From the structured world of old-money “quiet luxury” to the playful maximalism of stars like Bella Hadid or Doja Cat, fashion is increasingly about world-building, curating a visual language that’s entirely one’s own.
This is what replaces the rulebook: autonomy. Not trend-chasing, but mood-matching.
The New Guiding Principles (If Any)

If fashion no longer operates by rules, what does it operate by? The answer isn’t so much a new code as it is a shifting center of gravity. In place of universal standards, we now navigate style through intuition, context, and self-definition.
The most resonant looks are grounded in intention. Confidence has become a key currency. Not in the sense of always being bold, but in dressing in a way that aligns with how you see yourself, and how you want to be seen.
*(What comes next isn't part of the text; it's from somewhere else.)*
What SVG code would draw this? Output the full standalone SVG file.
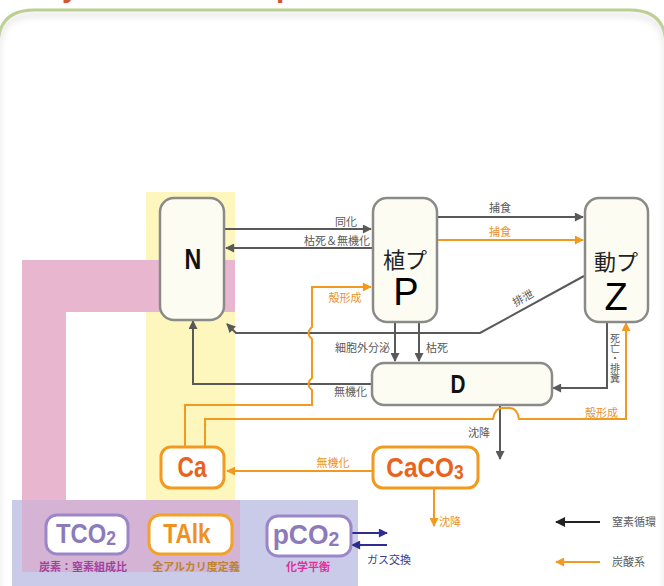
<svg xmlns="http://www.w3.org/2000/svg" width="664" height="586" viewBox="0 0 664 586">
<defs>
<style>
.box{fill:#fdfcf2;stroke:#8a8a88;stroke-width:2.5}
.cb{fill:#ffffff;stroke-width:3}
.g{fill:none;stroke:#595959;stroke-width:2}
.o{fill:none;stroke:#f29a1f;stroke-width:2}
.lg{font-family:"Noto Sans CJK JP","Noto Sans",sans-serif;font-size:11px;fill:#5a5a5a}
.lo{font-family:"Noto Sans CJK JP","Noto Sans",sans-serif;font-size:11px;fill:#e8922a}
.big{font-family:"Liberation Sans",Arial,sans-serif;font-weight:bold;text-anchor:middle}
.jp{font-family:"Noto Sans CJK JP",sans-serif;font-size:22px;fill:#222;text-anchor:middle}
.lt{font-family:"Liberation Sans",Arial,sans-serif;font-size:38px;fill:#000;text-anchor:middle}
.cap{font-family:"Noto Sans CJK JP",sans-serif;font-size:11px;font-weight:bold;text-anchor:middle}
</style>
<marker id="ag" viewBox="0 0 10 10" refX="9" refY="5" markerWidth="10" markerHeight="9" markerUnits="userSpaceOnUse" orient="auto"><path d="M0,0 L10,5 L0,10 z" fill="#595959"/></marker>
<marker id="ao" viewBox="0 0 10 10" refX="9" refY="5" markerWidth="10" markerHeight="9" markerUnits="userSpaceOnUse" orient="auto"><path d="M0,0 L10,5 L0,10 z" fill="#f29a1f"/></marker>
<marker id="ab" viewBox="0 0 10 10" refX="9" refY="5" markerWidth="10" markerHeight="9" markerUnits="userSpaceOnUse" orient="auto"><path d="M0,0 L10,5 L0,10 z" fill="#2e2c8e"/></marker>
<marker id="ak" viewBox="0 0 10 10" refX="9" refY="5" markerWidth="11" markerHeight="10" markerUnits="userSpaceOnUse" orient="auto"><path d="M0,0 L10,5 L0,10 z" fill="#222"/></marker>
<filter id="sh" x="-5%" y="-50%" width="110%" height="300%"><feGaussianBlur stdDeviation="3"/></filter>
</defs>
<rect width="664" height="586" fill="#ffffff"/>
<!-- cut-off title -->
<text x="62" y="-3" font-family="Liberation Sans,Arial,sans-serif" font-weight="bold" font-size="30" fill="#d8532c">y</text>
<text x="276" y="-3" font-family="Liberation Sans,Arial,sans-serif" font-weight="bold" font-size="30" fill="#d8532c">p</text>
<!-- panel -->
<path d="M-2,600 V46 Q-2,10 34,10 H630 Q666,10 666,46 V600" fill="#ffffff" stroke="#b7cf88" stroke-width="3"/>
<path d="M-2,600 V46 Q-2,10 34,10 H630 Q666,10 666,46 V600" fill="none" stroke="#d6d6d6" stroke-width="4" transform="translate(0,5)" filter="url(#sh)" opacity="0.7"/>
<!-- background bands -->
<g id="bands">
<rect x="146" y="192" width="89" height="308" fill="#fdf6bd"/>
<rect x="12" y="500" width="346" height="86" fill="#c9cbe8"/>
<path d="M22,260 H235 V312 H66 V500 H22 Z" fill="#e8b7cf"/>
<rect x="22" y="500" width="218" height="72" fill="#d4b3d4"/>
</g>
<g id="connectors">
<path class="g" d="M224,229 H371" marker-end="url(#ag)"/>
<path class="g" d="M372,248 H226" marker-end="url(#ag)"/>
<path class="g" d="M437,217 H583" marker-end="url(#ag)"/>
<path class="o" d="M437,240 H583" marker-end="url(#ao)"/>
<path class="g" d="M584,276 L480,333 H236 L227,324" marker-end="url(#ag)"/>
<path class="g" d="M395,322 V361" marker-end="url(#ag)"/>
<path class="g" d="M419,322 V361" marker-end="url(#ag)"/>
<path class="g" d="M372,384 H193 V321" marker-end="url(#ag)"/>
<path class="g" d="M607,322 V388 H553" marker-end="url(#ag)"/>
<path class="g" d="M500,405 V459" marker-end="url(#ag)"/>
<path class="o" d="M185,447 V405 H312 V390 q-7,-6 0,-12 V339 q-7,-6 0,-12 V287 H371" marker-end="url(#ao)"/>
<path class="o" d="M372,471 H227" marker-end="url(#ao)"/>
<path class="o" d="M205,447 V419 H493 q2,-11 9,-11 h8 q7,0 9,11 H626 V323" marker-end="url(#ao)"/>
<path class="o" d="M434,488 V526" marker-end="url(#ao)"/>
<path d="M352,533 H387" stroke="#2e2c8e" stroke-width="2" fill="none" marker-end="url(#ab)"/>
<path d="M387,545 H352" stroke="#2e2c8e" stroke-width="2" fill="none" marker-end="url(#ab)"/>
<path d="M600,522 H556" stroke="#222" stroke-width="2" fill="none" marker-end="url(#ak)"/>
<path d="M600,562 H556" stroke="#f29a1f" stroke-width="2" fill="none" marker-end="url(#ao)"/>
</g>
<g id="labels">
<text class="lg" x="357" y="226" text-anchor="end">同化</text>
<text class="lg" x="370" y="245" text-anchor="end">枯死＆無機化</text>
<text class="lg" x="500" y="212" text-anchor="middle">捕食</text>
<text class="lo" x="500" y="236" text-anchor="middle">捕食</text>
<text class="lg" x="523" y="302" text-anchor="middle" transform="rotate(-29 523 298)">排泄</text>
<text class="lg" x="390" y="352" text-anchor="end">細胞外分泌</text>
<text class="lg" x="426" y="352">枯死</text>
<text class="lg" x="367" y="396" text-anchor="end">無機化</text>
<text class="lg" x="479" y="437" text-anchor="middle">沈降</text>
<text class="lg" x="615" y="358" text-anchor="middle" style="writing-mode:vertical-rl;font-size:10px">死亡・排糞</text>
<text class="lo" x="618" y="417" text-anchor="end">殻形成</text>
<text class="lo" x="345" y="302" text-anchor="middle">殻形成</text>
<text class="lo" x="333" y="467" text-anchor="middle">無機化</text>
<text class="lo" x="439" y="526">沈降</text>
<text class="lg" x="367" y="564" style="fill:#3a3c8c">ガス交換</text>
<text class="lg" x="612" y="526">窒素循環</text>
<text class="lg" x="612" y="566">炭酸系</text>
</g>
<g id="N"><rect class="box" x="160" y="198" width="64" height="122" rx="14"/><text class="big" transform="translate(193,269) scale(0.8,1)" font-size="29" fill="#111">N</text></g>
<g id="P"><rect class="box" x="373" y="198" width="64" height="124" rx="14"/><text class="jp" x="405" y="268">植プ</text><text class="lt" x="406" y="305">P</text></g>
<g id="Z"><rect class="box" x="585" y="198" width="63" height="124" rx="14"/><text class="jp" x="616" y="270">動プ</text><text class="lt" x="616" y="310">Z</text></g>
<g id="D"><rect class="box" x="372" y="363" width="180" height="42" rx="12"/><text class="big" transform="translate(458,393) scale(0.83,1)" font-size="25" fill="#111">D</text></g>
<g id="Ca"><rect class="cb" x="161" y="447" width="63" height="41" rx="10" stroke="#f29a1f"/><text class="big" transform="translate(192,477) scale(0.76,1)" font-size="30" fill="#e8641c">Ca</text></g>
<g id="CaCO3"><rect class="cb" x="373" y="447" width="105" height="41" rx="10" stroke="#f29a1f"/><text class="big" transform="translate(425,477) scale(0.87,1)" font-size="28" fill="#e8641c">CaCO<tspan font-size="20" dy="2">3</tspan></text></g>
<g id="TCO2"><rect class="cb" x="46" y="515" width="82" height="39" rx="11" stroke="#9b87c8"/><text class="big" transform="translate(86,543) scale(0.88,1)" font-size="27" fill="#8c7bbb">TCO<tspan font-size="20" dy="2">2</tspan></text><text class="cap" x="83" y="571" fill="#a2429e">炭素：窒素組成比</text></g>
<g id="TAlk"><rect class="cb" x="149" y="515" width="83" height="39" rx="11" stroke="#f2a228"/><text class="big" transform="translate(187,543) scale(0.84,1)" font-size="27" fill="#f0901e">TAlk</text><text class="cap" x="196" y="571" fill="#bb8430">全アルカリ度定義</text></g>
<g id="pCO2"><rect class="cb" x="267" y="516" width="84" height="40" rx="11" stroke="#9b87c8"/><text class="big" transform="translate(306,544) scale(0.98,1)" font-size="27" fill="#8c7bbb">pCO<tspan font-size="20" dy="2">2</tspan></text><text class="cap" x="308" y="571" fill="#e0309c">化学平衡</text></g>
</svg>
Authenticity has taken precedence over convention. That might mean pairing Crocs with couture, or wearing a thrifted tee to an event lined with designer labels. Creativity, too, has become more democratic.
It’s not just for those with access to runways or mood boards. Platforms like Pinterest and TikTok have made styling a participatory act.
Critics & Challenges

Of course, a ruleless fashion landscape isn’t free from tension. In theory, anyone can wear anything. In practice, freedom isn’t distributed equally. While some are praised for bold self-expression, others, especially those from marginalized communities, still face scrutiny or backlash for the same choices.
The runway may celebrate disruption, but the world outside doesn’t always follow suit. There’s also the question of access. Certain aesthetics are celebrated in this new era. Words like eclectic, vintage, and ironic often depend on time, money, or cultural fluency.
“Effortless” style can, ironically, require deep fashion literacy. What looks like spontaneity is sometimes the result of careful curation, or even algorithmic influence.
And then there’s appropriation. In a remix-driven style culture, the line between homage and theft grows thin. When cultural references become trend cycles, their original meaning can be diluted, even erased.
Fashion may no longer follow fixed rules, but it still operates within power structures. To dress freely in this moment means exploring what’s possible and being conscious of who gets to do it, and why.